*Supplied data*
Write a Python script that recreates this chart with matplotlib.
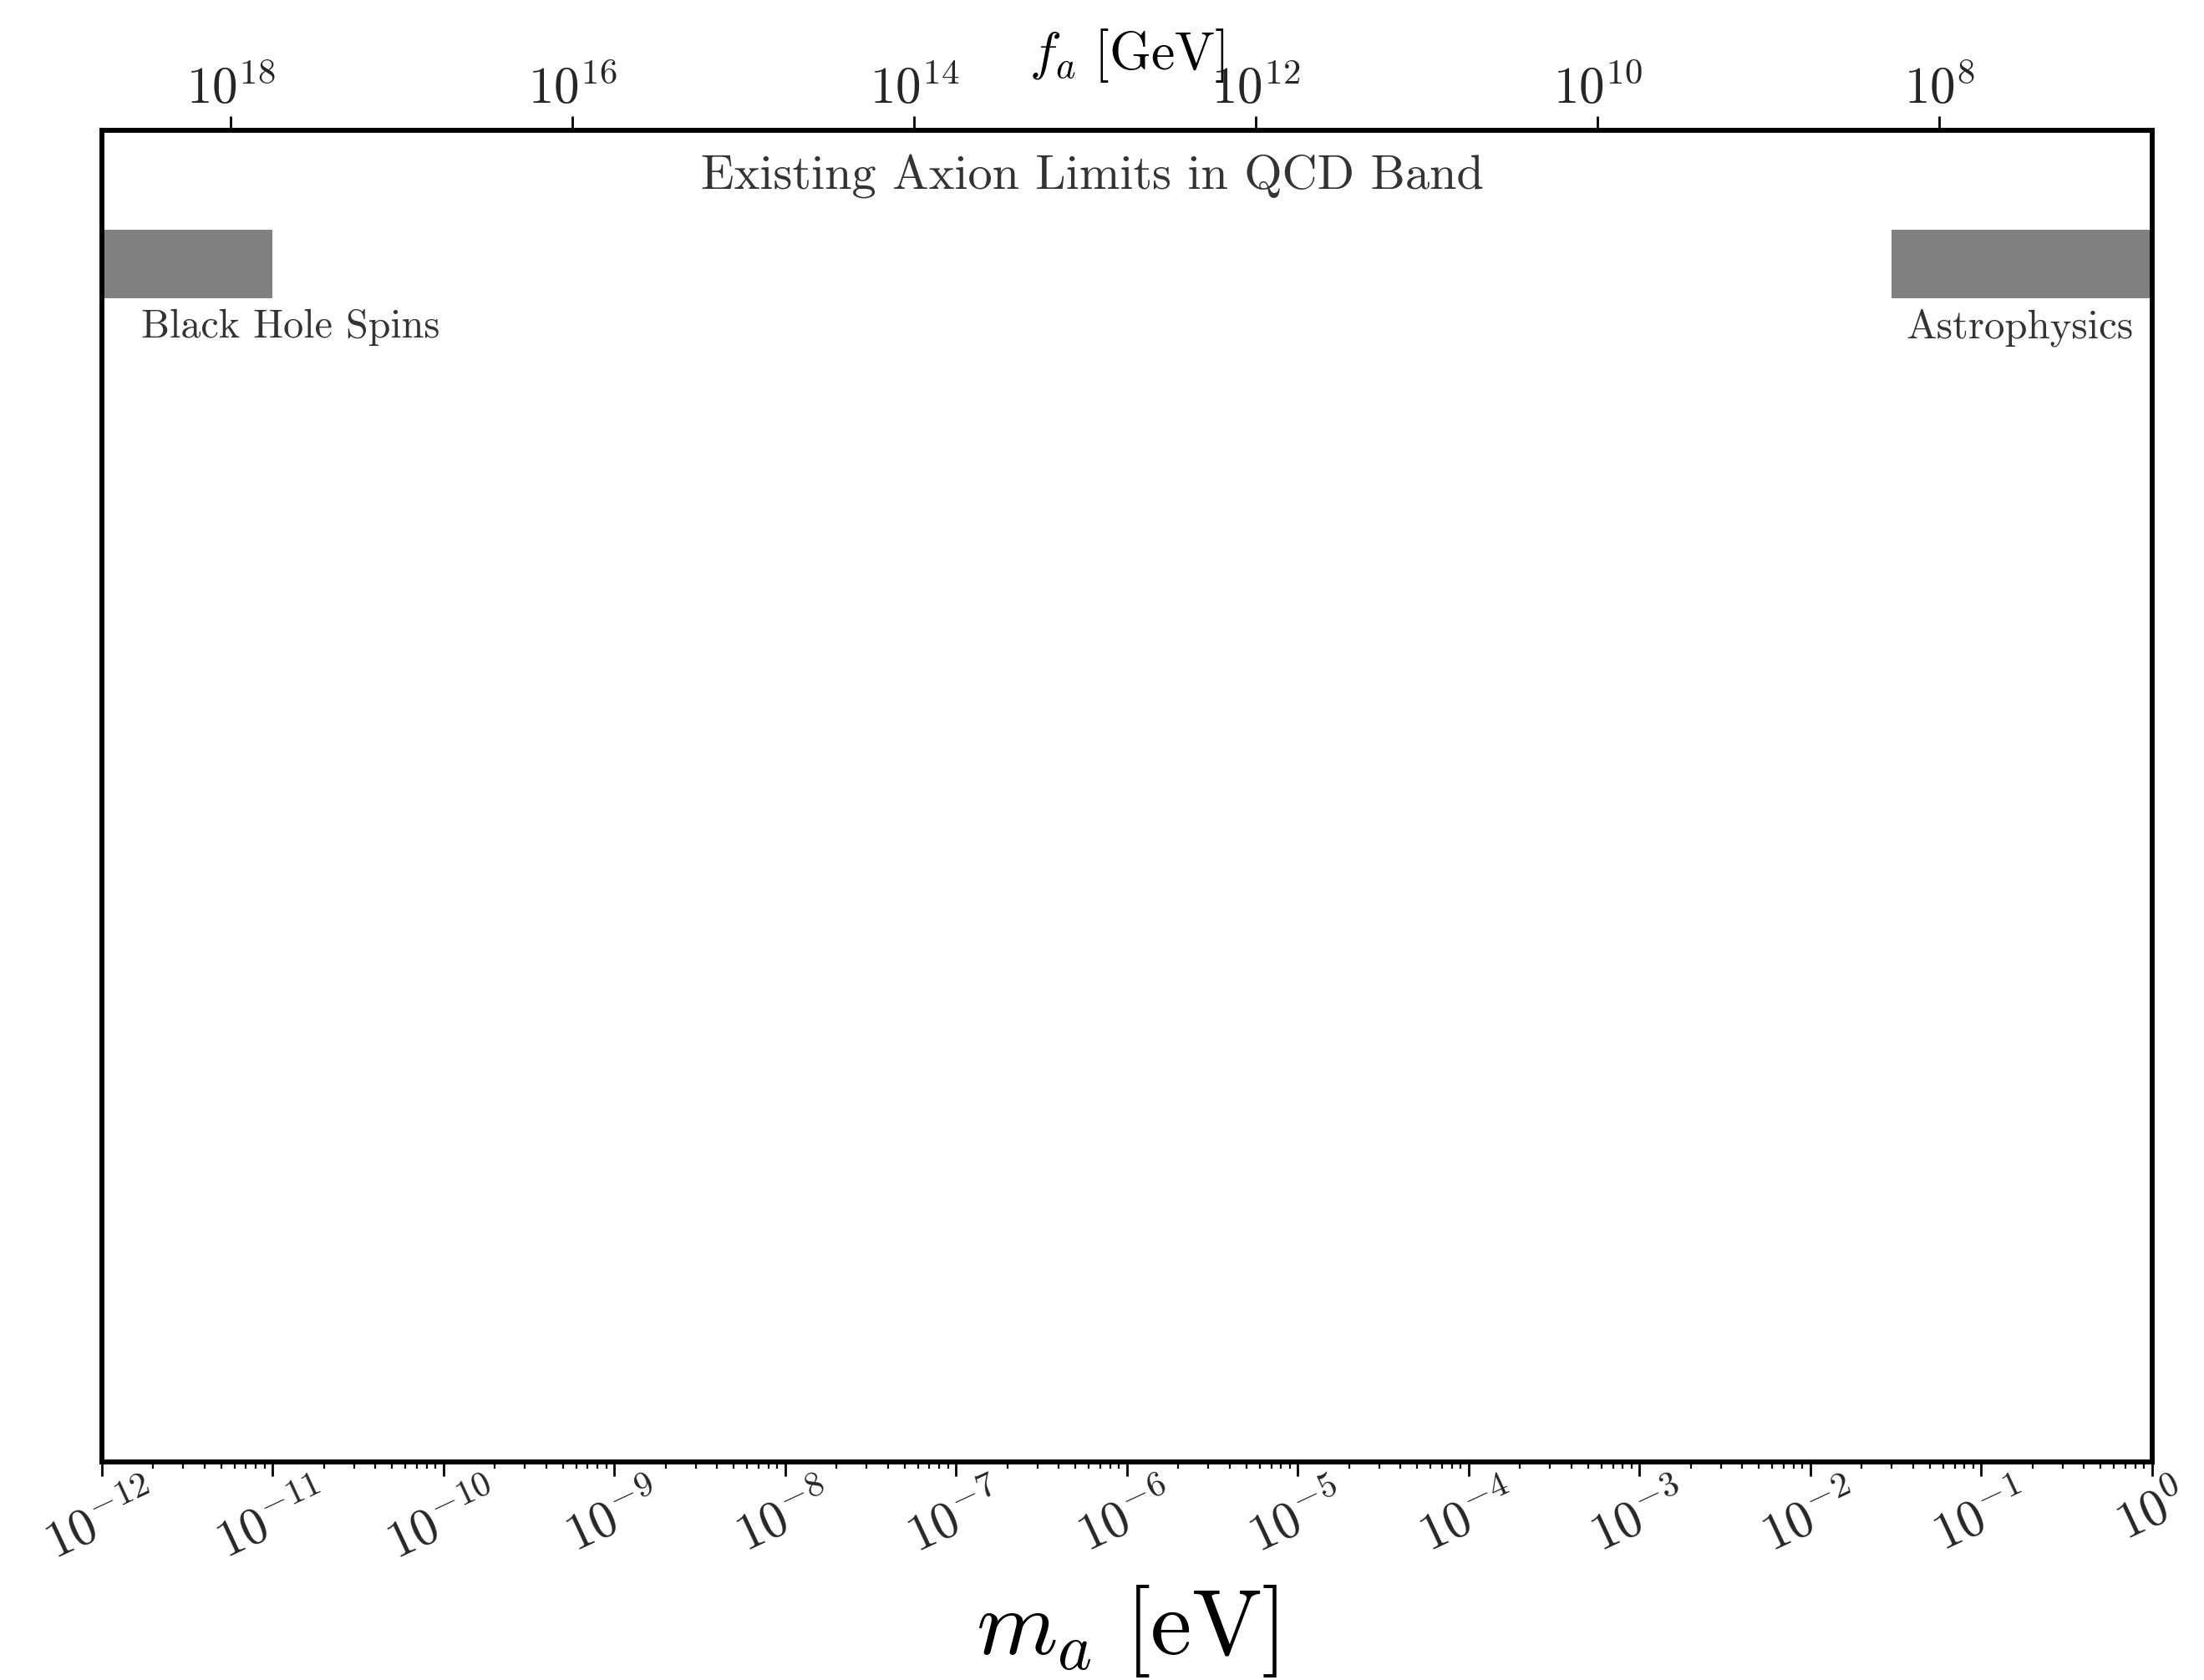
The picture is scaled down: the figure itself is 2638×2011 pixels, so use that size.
import numpy as np
import matplotlib
matplotlib.use("Agg")
import matplotlib.pyplot as plt
from matplotlib.ticker import LogLocator, NullLocator

plt.rcParams['font.family'] = 'serif'
plt.rcParams['font.serif'] = ['cmr10']
plt.rcParams['mathtext.fontset'] = 'cm'
plt.rcParams['axes.formatter.use_mathtext'] = True
plt.rcParams['axes.unicode_minus'] = False

# axion mass range [eV] and f_a conversion (f_a = 5.7e6 GeV * eV / m_a)
m_min, m_max = 1e-12, 1e0
fa_coeff = 5.7e6
fa_exps = [18, 16, 14, 12, 10, 8]

# existing limits: (name, m_low, m_high)
limit_names = ['Black Hole Spins', 'Astrophysics']
limit_lo = [1e-12, 3e-2]
limit_hi = [1e-11, 1e0]

fig = plt.figure(figsize=(13.19, 10.055), dpi=200)
ax = fig.add_axes([0.0461, 0.130, 0.9303, 0.7925])

band_y0, band_y1 = 0.8735, 0.925
for name, lo, hi in zip(limit_names, limit_lo, limit_hi):
    ax.fill_between([lo, hi], band_y0, band_y1, color='gray', lw=0)

ax.text(1.7e-12, 0.866, 'Black Hole Spins', fontsize=17.3, color='0.2', va='top', ha='left')
ax.text(0.78, 0.866, 'Astrophysics', fontsize=17.6, color='0.2', va='top', ha='right')
ax.text(6.3e-7, 0.965, 'Existing Axion Limits in QCD Band', fontsize=21,
        color='0.2', va='center', ha='center')

ax.set_xscale('log')
ax.set_xlim(m_min, m_max)
ax.set_ylim(0, 1)
ax.set_yticks([])
ax.xaxis.set_major_locator(LogLocator(base=10, numticks=20))
ax.xaxis.set_minor_locator(LogLocator(base=10, subs=np.arange(2, 10), numticks=200))
ax.tick_params(axis='x', which='major', direction='out', length=6, width=1,
               labelsize=22, labelcolor='0.15', pad=0)
ax.tick_params(axis='x', which='minor', direction='out', length=3, width=0.8)
for lab in ax.get_xticklabels():
    lab.set_rotation(25)
    lab.set_ha('center')
ax.set_xlabel(r'$m_a\ [\mathrm{eV}]$', fontsize=40, labelpad=6)

for sp in ax.spines.values():
    sp.set_linewidth(2)

# top axis in f_a, placed at the matching masses
ax2 = ax.twiny()
ax2.set_xscale('log')
ax2.set_xlim(ax.get_xlim())
ax2.set_xticks([fa_coeff / 10.0**e for e in fa_exps])
ax2.set_xticklabels([r'$10^{%d}$' % e for e in fa_exps])
ax2.xaxis.set_minor_locator(NullLocator())
ax2.tick_params(axis='x', direction='out', length=6, width=1, labelsize=22,
                labelcolor='0.15', pad=1)
ax2.set_xlabel(r'$f_a\ [\mathrm{GeV}]$', fontsize=23)
ax2.xaxis.set_label_coords(0.5, 1.046)
for sp in ax2.spines.values():
    sp.set_linewidth(2)

fig.savefig('out.png', dpi=200)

*Given problem*
Without the pictures, print the whole listing exactly as given.

*Answer for the task*
Write a Python script that recreates this chart with matplotlib.
The picture is scaled down: the figure itself is 2638×2011 pixels, so use that size.
import numpy as np
import matplotlib
matplotlib.use("Agg")
import matplotlib.pyplot as plt
from matplotlib.ticker import LogLocator, NullLocator

plt.rcParams['font.family'] = 'serif'
plt.rcParams['font.serif'] = ['cmr10']
plt.rcParams['mathtext.fontset'] = 'cm'
plt.rcParams['axes.formatter.use_mathtext'] = True
plt.rcParams['axes.unicode_minus'] = False

# axion mass range [eV] and f_a conversion (f_a = 5.7e6 GeV * eV / m_a)
m_min, m_max = 1e-12, 1e0
fa_coeff = 5.7e6
fa_exps = [18, 16, 14, 12, 10, 8]

# existing limits: (name, m_low, m_high)
limit_names = ['Black Hole Spins', 'Astrophysics']
limit_lo = [1e-12, 3e-2]
limit_hi = [1e-11, 1e0]

fig = plt.figure(figsize=(13.19, 10.055), dpi=200)
ax = fig.add_axes([0.0461, 0.130, 0.9303, 0.7925])

band_y0, band_y1 = 0.8735, 0.925
for name, lo, hi in zip(limit_names, limit_lo, limit_hi):
    ax.fill_between([lo, hi], band_y0, band_y1, color='gray', lw=0)

ax.text(1.7e-12, 0.866, 'Black Hole Spins', fontsize=17.3, color='0.2', va='top', ha='left')
ax.text(0.78, 0.866, 'Astrophysics', fontsize=17.6, color='0.2', va='top', ha='right')
ax.text(6.3e-7, 0.965, 'Existing Axion Limits in QCD Band', fontsize=21,
        color='0.2', va='center', ha='center')

ax.set_xscale('log')
ax.set_xlim(m_min, m_max)
ax.set_ylim(0, 1)
ax.set_yticks([])
ax.xaxis.set_major_locator(LogLocator(base=10, numticks=20))
ax.xaxis.set_minor_locator(LogLocator(base=10, subs=np.arange(2, 10), numticks=200))
ax.tick_params(axis='x', which='major', direction='out', length=6, width=1,
               labelsize=22, labelcolor='0.15', pad=0)
ax.tick_params(axis='x', which='minor', direction='out', length=3, width=0.8)
for lab in ax.get_xticklabels():
    lab.set_rotation(25)
    lab.set_ha('center')
ax.set_xlabel(r'$m_a\ [\mathrm{eV}]$', fontsize=40, labelpad=6)

for sp in ax.spines.values():
    sp.set_linewidth(2)

# top axis in f_a, placed at the matching masses
ax2 = ax.twiny()
ax2.set_xscale('log')
ax2.set_xlim(ax.get_xlim())
ax2.set_xticks([fa_coeff / 10.0**e for e in fa_exps])
ax2.set_xticklabels([r'$10^{%d}$' % e for e in fa_exps])
ax2.xaxis.set_minor_locator(NullLocator())
ax2.tick_params(axis='x', direction='out', length=6, width=1, labelsize=22,
                labelcolor='0.15', pad=1)
ax2.set_xlabel(r'$f_a\ [\mathrm{GeV}]$', fontsize=23)
ax2.xaxis.set_label_coords(0.5, 1.046)
for sp in ax2.spines.values():
    sp.set_linewidth(2)

fig.savefig('out.png', dpi=200)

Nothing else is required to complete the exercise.